- **DATASET EXTRACT**
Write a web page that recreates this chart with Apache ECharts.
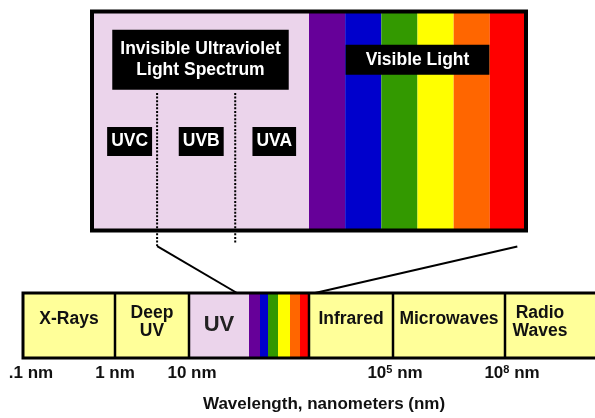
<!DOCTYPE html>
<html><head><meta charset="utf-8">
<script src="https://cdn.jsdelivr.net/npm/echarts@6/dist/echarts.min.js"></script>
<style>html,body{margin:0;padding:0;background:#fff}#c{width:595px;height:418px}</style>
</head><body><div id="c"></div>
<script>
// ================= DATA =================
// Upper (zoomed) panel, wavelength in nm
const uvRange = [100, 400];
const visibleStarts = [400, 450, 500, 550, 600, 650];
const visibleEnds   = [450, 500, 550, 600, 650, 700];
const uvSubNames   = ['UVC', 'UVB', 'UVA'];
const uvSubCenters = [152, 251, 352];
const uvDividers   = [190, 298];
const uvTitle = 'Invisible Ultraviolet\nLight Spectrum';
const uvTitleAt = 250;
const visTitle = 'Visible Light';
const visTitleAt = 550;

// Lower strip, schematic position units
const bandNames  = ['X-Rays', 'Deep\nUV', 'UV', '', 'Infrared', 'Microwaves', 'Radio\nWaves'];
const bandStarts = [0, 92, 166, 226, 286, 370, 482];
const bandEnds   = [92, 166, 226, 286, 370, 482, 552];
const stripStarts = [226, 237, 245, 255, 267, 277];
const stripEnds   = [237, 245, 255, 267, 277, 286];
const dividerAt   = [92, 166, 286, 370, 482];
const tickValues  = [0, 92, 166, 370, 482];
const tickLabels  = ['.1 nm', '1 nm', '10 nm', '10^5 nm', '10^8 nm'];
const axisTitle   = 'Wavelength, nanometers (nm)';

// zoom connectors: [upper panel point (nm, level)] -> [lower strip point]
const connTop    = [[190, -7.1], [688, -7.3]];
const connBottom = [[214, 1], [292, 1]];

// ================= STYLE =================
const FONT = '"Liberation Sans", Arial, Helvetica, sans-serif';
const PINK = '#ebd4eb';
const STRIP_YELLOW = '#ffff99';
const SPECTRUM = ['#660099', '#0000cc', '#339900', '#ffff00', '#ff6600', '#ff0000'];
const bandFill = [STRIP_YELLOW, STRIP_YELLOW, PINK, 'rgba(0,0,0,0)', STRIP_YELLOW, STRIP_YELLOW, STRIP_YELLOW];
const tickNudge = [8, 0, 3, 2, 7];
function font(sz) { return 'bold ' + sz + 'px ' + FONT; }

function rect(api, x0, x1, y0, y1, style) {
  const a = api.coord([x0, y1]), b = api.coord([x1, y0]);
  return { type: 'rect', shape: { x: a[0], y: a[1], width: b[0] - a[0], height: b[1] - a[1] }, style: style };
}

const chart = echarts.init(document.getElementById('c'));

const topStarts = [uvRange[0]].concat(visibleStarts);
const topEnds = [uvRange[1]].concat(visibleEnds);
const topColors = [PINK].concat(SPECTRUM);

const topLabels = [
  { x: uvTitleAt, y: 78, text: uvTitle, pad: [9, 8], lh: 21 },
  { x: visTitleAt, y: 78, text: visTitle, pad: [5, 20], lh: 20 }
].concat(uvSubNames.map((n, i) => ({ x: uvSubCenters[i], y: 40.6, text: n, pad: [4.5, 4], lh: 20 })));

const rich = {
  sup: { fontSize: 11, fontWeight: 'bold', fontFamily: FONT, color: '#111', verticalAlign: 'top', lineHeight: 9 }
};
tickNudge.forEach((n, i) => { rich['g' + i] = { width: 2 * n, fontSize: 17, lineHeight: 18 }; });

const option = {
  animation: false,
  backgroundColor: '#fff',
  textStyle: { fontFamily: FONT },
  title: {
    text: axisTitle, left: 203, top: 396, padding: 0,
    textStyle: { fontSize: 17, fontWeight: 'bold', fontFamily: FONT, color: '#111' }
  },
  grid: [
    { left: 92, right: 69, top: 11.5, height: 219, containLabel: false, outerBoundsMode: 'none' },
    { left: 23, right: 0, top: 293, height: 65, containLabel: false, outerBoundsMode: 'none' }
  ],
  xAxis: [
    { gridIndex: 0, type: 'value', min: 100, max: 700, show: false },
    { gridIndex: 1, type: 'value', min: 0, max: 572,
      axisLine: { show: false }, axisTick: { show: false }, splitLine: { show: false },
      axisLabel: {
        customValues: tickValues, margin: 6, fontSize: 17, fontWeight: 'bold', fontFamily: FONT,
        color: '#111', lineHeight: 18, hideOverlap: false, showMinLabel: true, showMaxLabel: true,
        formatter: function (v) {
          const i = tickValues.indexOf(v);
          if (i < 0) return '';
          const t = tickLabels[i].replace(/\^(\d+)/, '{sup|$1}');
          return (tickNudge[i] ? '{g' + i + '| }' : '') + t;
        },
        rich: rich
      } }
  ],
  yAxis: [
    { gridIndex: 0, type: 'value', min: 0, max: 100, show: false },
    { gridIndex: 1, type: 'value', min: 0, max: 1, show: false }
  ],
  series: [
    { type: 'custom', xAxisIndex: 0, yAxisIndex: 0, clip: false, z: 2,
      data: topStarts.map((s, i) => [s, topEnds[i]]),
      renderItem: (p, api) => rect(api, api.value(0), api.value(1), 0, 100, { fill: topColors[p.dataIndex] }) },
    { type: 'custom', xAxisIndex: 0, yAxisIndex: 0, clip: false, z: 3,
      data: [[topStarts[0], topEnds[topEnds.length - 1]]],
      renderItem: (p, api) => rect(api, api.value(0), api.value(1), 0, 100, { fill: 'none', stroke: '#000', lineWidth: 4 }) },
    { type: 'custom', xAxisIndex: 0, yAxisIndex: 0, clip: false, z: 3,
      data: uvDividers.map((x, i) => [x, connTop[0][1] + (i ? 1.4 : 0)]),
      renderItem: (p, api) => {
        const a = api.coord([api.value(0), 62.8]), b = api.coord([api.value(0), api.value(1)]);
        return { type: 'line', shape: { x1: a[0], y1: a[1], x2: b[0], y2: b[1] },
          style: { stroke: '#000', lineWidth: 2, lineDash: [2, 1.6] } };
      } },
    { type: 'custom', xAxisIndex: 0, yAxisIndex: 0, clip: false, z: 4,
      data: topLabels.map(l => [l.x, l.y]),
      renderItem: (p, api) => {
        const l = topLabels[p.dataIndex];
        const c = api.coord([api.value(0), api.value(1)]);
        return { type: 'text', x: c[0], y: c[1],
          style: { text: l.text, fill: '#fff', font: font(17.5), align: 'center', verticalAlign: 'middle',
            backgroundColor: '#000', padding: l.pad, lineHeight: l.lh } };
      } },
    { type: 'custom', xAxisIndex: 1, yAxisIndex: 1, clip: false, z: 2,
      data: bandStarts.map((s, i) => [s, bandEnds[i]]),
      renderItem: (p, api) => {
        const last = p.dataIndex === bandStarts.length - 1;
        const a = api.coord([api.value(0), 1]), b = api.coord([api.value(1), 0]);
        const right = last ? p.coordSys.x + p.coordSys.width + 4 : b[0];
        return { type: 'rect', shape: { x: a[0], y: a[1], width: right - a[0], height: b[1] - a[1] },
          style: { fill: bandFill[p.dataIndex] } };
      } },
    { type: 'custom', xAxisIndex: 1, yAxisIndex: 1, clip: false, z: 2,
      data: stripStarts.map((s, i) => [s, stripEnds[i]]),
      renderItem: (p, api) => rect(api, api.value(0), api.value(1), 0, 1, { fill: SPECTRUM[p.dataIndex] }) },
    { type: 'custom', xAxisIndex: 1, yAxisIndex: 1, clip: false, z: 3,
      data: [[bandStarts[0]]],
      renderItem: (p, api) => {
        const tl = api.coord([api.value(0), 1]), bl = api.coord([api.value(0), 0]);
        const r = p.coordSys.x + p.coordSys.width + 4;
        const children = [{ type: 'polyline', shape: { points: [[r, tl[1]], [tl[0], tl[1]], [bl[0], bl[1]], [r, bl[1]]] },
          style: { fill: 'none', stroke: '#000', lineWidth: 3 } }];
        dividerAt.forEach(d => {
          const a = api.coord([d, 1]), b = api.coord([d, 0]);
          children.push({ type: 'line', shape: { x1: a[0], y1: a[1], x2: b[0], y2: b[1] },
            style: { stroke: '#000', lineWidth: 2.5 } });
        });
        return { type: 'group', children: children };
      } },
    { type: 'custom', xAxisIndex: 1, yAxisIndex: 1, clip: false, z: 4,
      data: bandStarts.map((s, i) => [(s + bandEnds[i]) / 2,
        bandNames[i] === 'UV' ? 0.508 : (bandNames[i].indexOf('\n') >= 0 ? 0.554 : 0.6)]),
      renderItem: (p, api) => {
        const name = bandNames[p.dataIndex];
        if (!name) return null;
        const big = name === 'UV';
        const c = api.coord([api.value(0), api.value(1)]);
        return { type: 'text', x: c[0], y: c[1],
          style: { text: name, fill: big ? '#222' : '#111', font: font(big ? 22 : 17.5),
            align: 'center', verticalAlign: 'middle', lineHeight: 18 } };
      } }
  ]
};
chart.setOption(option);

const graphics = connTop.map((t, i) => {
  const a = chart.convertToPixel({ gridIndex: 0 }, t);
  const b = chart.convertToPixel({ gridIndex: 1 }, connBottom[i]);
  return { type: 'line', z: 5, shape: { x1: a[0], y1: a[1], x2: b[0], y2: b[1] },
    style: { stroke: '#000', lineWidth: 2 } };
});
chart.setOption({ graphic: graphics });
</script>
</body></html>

- **STATED EXERCISE**
The lines from the start of the data through the line that contains "const connBottom = [[214, 1], [292, 1]];" are to be returned exactly, please, with both ends included and every picture left out.

- **TASK OUTPUT**
Write a web page that recreates this chart with Apache ECharts.
<!DOCTYPE html>
<html><head><meta charset="utf-8">
<script src="https://cdn.jsdelivr.net/npm/echarts@6/dist/echarts.min.js"></script>
<style>html,body{margin:0;padding:0;background:#fff}#c{width:595px;height:418px}</style>
</head><body><div id="c"></div>
<script>
// ================= DATA =================
// Upper (zoomed) panel, wavelength in nm
const uvRange = [100, 400];
const visibleStarts = [400, 450, 500, 550, 600, 650];
const visibleEnds   = [450, 500, 550, 600, 650, 700];
const uvSubNames   = ['UVC', 'UVB', 'UVA'];
const uvSubCenters = [152, 251, 352];
const uvDividers   = [190, 298];
const uvTitle = 'Invisible Ultraviolet\nLight Spectrum';
const uvTitleAt = 250;
const visTitle = 'Visible Light';
const visTitleAt = 550;

// Lower strip, schematic position units
const bandNames  = ['X-Rays', 'Deep\nUV', 'UV', '', 'Infrared', 'Microwaves', 'Radio\nWaves'];
const bandStarts = [0, 92, 166, 226, 286, 370, 482];
const bandEnds   = [92, 166, 226, 286, 370, 482, 552];
const stripStarts = [226, 237, 245, 255, 267, 277];
const stripEnds   = [237, 245, 255, 267, 277, 286];
const dividerAt   = [92, 166, 286, 370, 482];
const tickValues  = [0, 92, 166, 370, 482];
const tickLabels  = ['.1 nm', '1 nm', '10 nm', '10^5 nm', '10^8 nm'];
const axisTitle   = 'Wavelength, nanometers (nm)';

// zoom connectors: [upper panel point (nm, level)] -> [lower strip point]
const connTop    = [[190, -7.1], [688, -7.3]];
const connBottom = [[214, 1], [292, 1]];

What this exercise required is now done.